Sep 27, 2022 - Economy

Trump country labor markets faring better in the Biden economy, report finds

Illustration of two different colored briefcases on a grid

Illustration: Sarah Grillo/Axios

The places where Donald Trump won in the 2020 election are collectively seeing stronger labor markets in the Biden economy, according to a new report from the Economic Innovation Group.

Why it matters: Beyond the political irony, the last couple of years have seen a boom in the counties that make stuff, where the manufacturing, energy and agriculture sectors are a disproportionate share of their economies. And in a reversal of the 2010s, the status quo has been less kind to big-city knowledge economies.

  • That divide increasingly represents politics as well as economics, with the goods-producing areas voting red and the services-producing areas voting blue.

Details: As of the first quarter of 2022, counties that voted for Trump were 0.3% below their pre-pandemic employment levels, according to the report that analyzed government data. For Biden counties, that gap was 1.8%.
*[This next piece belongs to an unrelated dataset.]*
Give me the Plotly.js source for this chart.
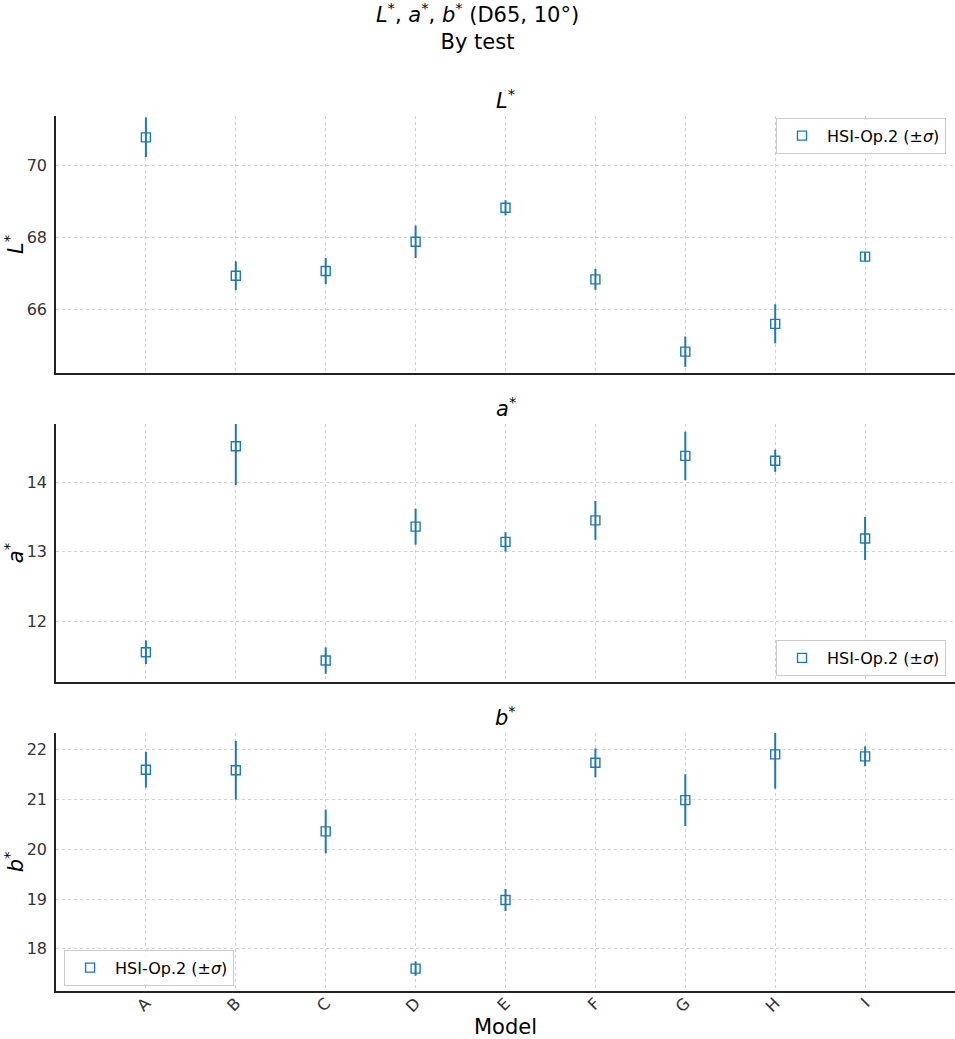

Between the lines: To understand why blue state labor markets are bouncing back more slowly, look to the economic makeup of the geographies.
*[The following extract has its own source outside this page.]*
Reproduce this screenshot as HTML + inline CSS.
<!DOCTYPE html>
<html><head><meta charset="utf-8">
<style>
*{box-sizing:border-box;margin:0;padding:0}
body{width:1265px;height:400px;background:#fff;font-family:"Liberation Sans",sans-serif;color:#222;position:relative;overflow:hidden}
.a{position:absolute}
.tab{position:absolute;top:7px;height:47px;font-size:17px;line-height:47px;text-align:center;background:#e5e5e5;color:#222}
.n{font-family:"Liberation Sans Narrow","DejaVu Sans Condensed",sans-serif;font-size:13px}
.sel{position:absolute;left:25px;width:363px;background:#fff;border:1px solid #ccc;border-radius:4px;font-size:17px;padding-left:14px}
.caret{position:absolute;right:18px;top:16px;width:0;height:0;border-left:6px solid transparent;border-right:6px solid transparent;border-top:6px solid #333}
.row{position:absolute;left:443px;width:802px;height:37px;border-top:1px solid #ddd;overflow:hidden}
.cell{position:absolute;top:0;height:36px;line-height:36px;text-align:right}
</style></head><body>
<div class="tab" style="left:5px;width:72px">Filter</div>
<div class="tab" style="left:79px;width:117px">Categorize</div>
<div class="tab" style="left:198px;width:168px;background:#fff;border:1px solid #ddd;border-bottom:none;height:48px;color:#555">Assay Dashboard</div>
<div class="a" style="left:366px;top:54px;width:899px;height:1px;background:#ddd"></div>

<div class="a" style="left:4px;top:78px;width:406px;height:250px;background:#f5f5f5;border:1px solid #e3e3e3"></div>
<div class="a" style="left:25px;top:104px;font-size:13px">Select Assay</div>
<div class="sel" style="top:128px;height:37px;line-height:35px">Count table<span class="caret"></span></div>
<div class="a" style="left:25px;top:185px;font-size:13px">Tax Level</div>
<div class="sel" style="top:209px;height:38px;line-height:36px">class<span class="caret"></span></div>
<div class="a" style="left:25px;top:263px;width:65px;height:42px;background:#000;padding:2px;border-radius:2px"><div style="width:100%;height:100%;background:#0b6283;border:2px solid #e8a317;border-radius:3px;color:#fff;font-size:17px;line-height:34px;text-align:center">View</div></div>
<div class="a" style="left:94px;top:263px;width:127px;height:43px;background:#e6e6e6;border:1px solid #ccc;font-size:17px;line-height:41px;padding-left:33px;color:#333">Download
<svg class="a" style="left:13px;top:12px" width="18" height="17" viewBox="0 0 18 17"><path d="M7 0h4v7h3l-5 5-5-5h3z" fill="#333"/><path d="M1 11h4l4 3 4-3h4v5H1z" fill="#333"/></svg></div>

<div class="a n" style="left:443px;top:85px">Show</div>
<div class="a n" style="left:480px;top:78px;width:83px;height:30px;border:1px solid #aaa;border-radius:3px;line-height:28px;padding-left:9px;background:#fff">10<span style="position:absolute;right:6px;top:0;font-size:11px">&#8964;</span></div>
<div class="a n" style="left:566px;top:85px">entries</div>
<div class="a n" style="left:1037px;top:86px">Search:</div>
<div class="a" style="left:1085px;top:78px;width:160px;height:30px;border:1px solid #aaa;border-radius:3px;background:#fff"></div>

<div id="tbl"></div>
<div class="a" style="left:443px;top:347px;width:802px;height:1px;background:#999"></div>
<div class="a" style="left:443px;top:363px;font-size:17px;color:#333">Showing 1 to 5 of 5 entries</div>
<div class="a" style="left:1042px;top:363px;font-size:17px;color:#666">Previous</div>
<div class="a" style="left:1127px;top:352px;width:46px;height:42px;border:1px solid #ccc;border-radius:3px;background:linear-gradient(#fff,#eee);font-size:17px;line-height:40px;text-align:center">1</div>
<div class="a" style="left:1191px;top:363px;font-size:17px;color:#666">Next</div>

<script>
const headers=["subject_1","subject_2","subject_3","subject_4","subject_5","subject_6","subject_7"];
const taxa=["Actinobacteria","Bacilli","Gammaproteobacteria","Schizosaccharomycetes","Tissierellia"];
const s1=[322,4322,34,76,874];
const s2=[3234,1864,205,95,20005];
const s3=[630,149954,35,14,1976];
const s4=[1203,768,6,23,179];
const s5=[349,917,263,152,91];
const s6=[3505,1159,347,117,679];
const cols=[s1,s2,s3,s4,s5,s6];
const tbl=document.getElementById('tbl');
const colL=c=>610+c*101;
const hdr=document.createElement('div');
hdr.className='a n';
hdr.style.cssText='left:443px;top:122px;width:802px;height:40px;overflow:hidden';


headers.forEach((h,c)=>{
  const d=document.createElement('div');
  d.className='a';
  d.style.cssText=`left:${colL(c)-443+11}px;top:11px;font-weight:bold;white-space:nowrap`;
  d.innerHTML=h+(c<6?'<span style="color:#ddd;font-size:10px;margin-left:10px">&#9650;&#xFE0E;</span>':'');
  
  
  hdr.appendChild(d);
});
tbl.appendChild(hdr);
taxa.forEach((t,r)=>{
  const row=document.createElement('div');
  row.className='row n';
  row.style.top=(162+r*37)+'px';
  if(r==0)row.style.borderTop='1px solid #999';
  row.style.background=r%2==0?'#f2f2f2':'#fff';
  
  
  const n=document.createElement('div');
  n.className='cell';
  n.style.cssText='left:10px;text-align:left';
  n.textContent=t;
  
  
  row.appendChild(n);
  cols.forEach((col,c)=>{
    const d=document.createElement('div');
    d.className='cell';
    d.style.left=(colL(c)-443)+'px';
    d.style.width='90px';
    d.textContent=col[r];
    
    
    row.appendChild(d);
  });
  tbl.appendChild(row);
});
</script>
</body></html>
  • In many ways, the forces that explained why these areas thrived in the years leading up to the pandemic are now weighing on recovery.

Counties Biden won include nearly all the country's key business districts that were once a consistent bustling center of economic activity.

  • Why these areas have fewer jobs now can be at least partially explained by the rise of remote work, a phenomenon that's rippled through these economies.
  • Some local businesses have seen demand plummet. For them, fewer office-goers mean fewer customers.

Meanwhile, Trump counties employ a bigger share of workers in the goods-producing sector. For decades, that took a backseat to services — that is, until the pandemic ushered in a historic rotation of consumer spending.

  • Roughly 25% of those in areas that Trump won in 2020 are employed in the goods sector, the report finds, compared to Biden counties, where the share is 14%.
  • Goods-producing businesses went on a hiring spree to keep up with the pandemic-induced demand. The services sector saw demand bounce back, but not until fear of the virus ebbed and the economy began to reopen.

What they're saying: "It seems that the pandemic has been a force for convergence across the U.S. economy: modestly lifting up many formerly-struggling and right-leaning areas while weighing down formerly-dominant and left-leaning ones," the EIG's Kenan Fikri writes in the report.

Of note: The authors find that six states with high-profile elections this cycle that may decide control of the Senate (Arizona, Florida, Georgia, Nevada, North Carolina and Wisconsin) feature above-average economic performance. All but Wisconsin have surpassed pre-pandemic employment.